Hollywood executives in the audience included Lionsgate television group chairman Kevin Beggs and MGM worldwide television group chairman Mark Burnett.
Some executives were wary of commenting on the presentation (one said his company had been asked by Apple not to talk to the media) and some said they learned little new from the presentation. But those who did share their impressions appeared generally positive.
Anonymous Content head Steve Golin, whose company is making comedy drama series Dickinson and an untitled Hilde Lysiak mystery show for Apple, expressed some surprise that the subscription service will launch in the autumn rather than this summer but said he was impressed with the tech giant’s new service offerings.

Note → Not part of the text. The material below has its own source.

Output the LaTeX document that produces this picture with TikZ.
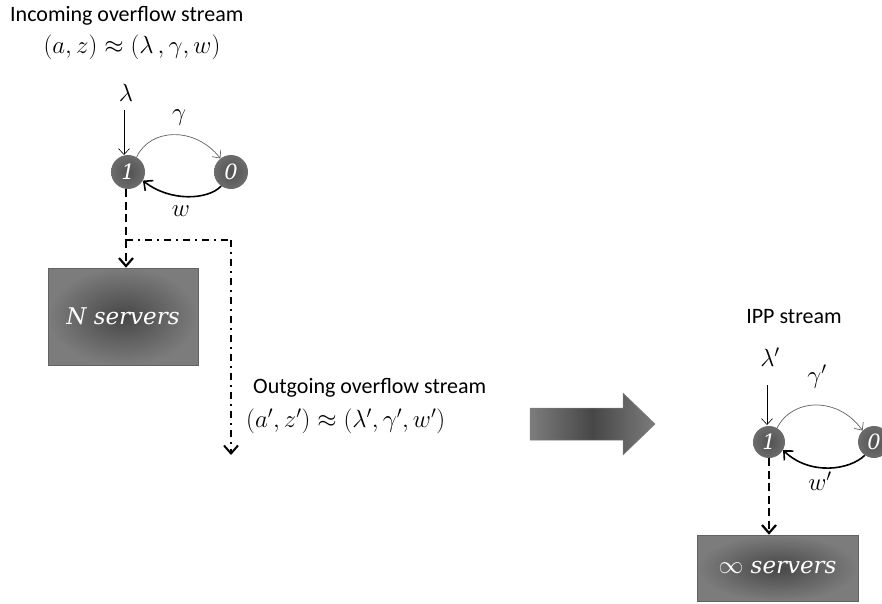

“It was great,” said Golin after the event. “The services they’re coming out with, it’s mind boggling the scope of it. The news thing was really impressive.”
Todd Black, partner in production company Escape Artists, which is making M Night Shyamalan’s untitled thriller series for Apple, said: “I’m just happy there’s another buyer. As producers you want as many buyers as possible. And Apple’s a great service, so I’m thrilled that it’s Apple.”
Regarding the yet-to-be-revealed pricing plan for the service, Black said: “I want it to be affordable for everybody, for sure. They’re pretty smart like that. They price services pretty well, so I’m assuming that they will be competitive with the other platforms.”
Black said Shyamalan’s series, from Berlin Station writer Tony Basgallop but with a plot that has been kept under wraps, is now completed and will be titled Servant.